13 July 2006
Press and Information
PRESS RELEASE No 58/06
13 July 2006
Judgment of the Court of Justice in Joined Cases C-295/04 to C-298/04
Vincenzo Manfredi and Others v. Lloyd Adriatico Assicurazioni SpA and Others
An arrangement which infringes national competition law may infringe Community law at the same time
Any individual can rely on Community law to claim compensation for harm suffered under the rules laid down by the Member States
In July 2000, the Italian national competition authority declared that the insurance companies Lloyd Adriatico Assicurazioni SpA, Fondiaria Sai SpA and Assitalia SpA had implemented an unlawful agreement for the purpose of exchanging information on the insurance sector. That agreement facilitated the increase in premiums for compulsory civil liability insurance relating to accidents caused by motor vehicles, vessels and mopeds not justified by market conditions.
Mr Manfredi and others brought actions before the Giudice di pace di Bitonto (Italy) to obtain orders against the insurance companies for restitution of the increase in the premiums paid by reason of the arrangement declared unlawful.
The Italian court referred several questions to the Court of Justice of the European Communities for a preliminary ruling concerning Community competition law (Article 81 EC), as to whether that agreement infringed not only Italian law on the protection of competition but also the EC Treaty, in so far as insurance companies of other Member States also carrying on their activities in Italy also took part in the agreement ruled unlawful, whether third parties might claim damages for harm caused by the prohibited agreement, and whether national rules such as those at issue in the main proceedings on the designation of the courts and tribunals having jurisdiction, the limitation period for bringing actions for damages, and the amount of damages to be paid were compatible with Article 81 EC.
The Court held that an arrangement such as that at issue may also infringe the EC Treaty if, in the light of the characteristics of the national market, there is a sufficient degree of probability that that arrangement may have an influence on the sale of the insurance policies at issue in the relevant Member State by operators established in other Member States and that that influence is not insignificant.
Next, the Court noted that Article 81 EC produces direct effects in relations between individuals. Accordingly, any individual can rely on it to claim invalidity of an arrangement or practice prohibited under Article 81 EC and claim compensation for the harm suffered where there is a causal relationship between that harm and an arrangement or practice prohibited under that article.

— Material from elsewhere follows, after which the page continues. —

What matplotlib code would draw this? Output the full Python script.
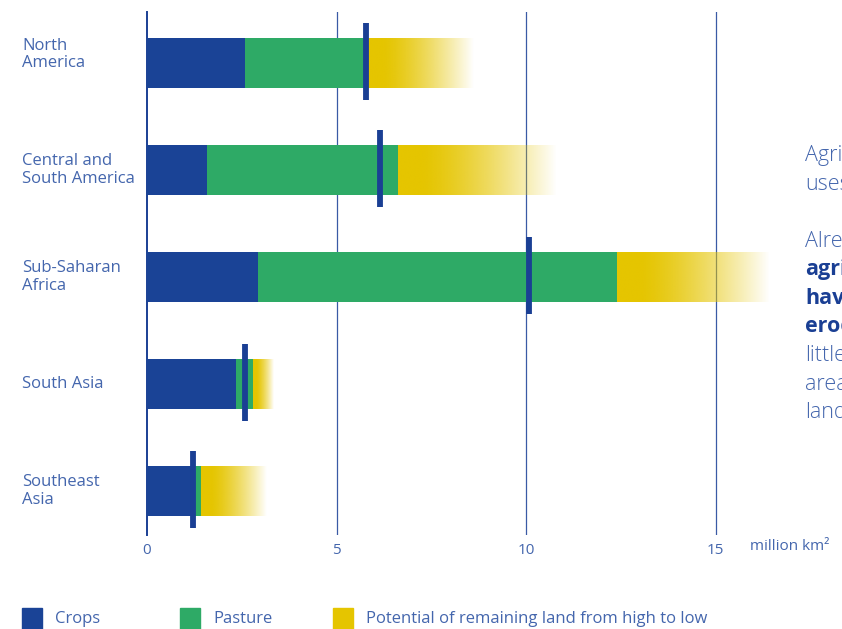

Finally, the Court held that in the absence of Community rules governing the matter, it is for the Member States:
– to designate the courts and tribunals having jurisdiction and to prescribe the detailed procedural rules governing actions for safeguarding rights which individuals derive directly from Community law, provided that such rules are not less favourable than those governing similar domestic actions (principle of equivalence) and that they do not render practically impossible or excessively difficult the exercise of rights conferred by Community law (principle of effectiveness);
– to prescribe the limitation period for seeking compensation for harm caused by an arrangement or practice prohibited under Article 81 EC and to set the criteria for determining the extent of the damages, provided that the principles of equivalence and effectiveness are observed.
It is for the national court to determine whether a national rule which provides that the limitation period for seeking compensation begins to run from the day on which the prohibited arrangement or practice was adopted, particularly where it also imposes a short limitation period that cannot be suspended, renders it practically impossible or excessively difficult to exercise the right to seek compensation.
As to the extent of the damages, the Court stated, first, that if it is possible to award particular damages, such as exemplary or punitive damages, in domestic actions similar to actions founded on the Community competition rules, it must also be possible to award them in actions founded on Community rules. Secondly, injured persons must be able to seek compensation not only for actual loss but also for loss of profit plus interest.
 The Court held that an arrangement such as that at issue which constitutes an infringement of national competition rules may also infringe the EC Treaty.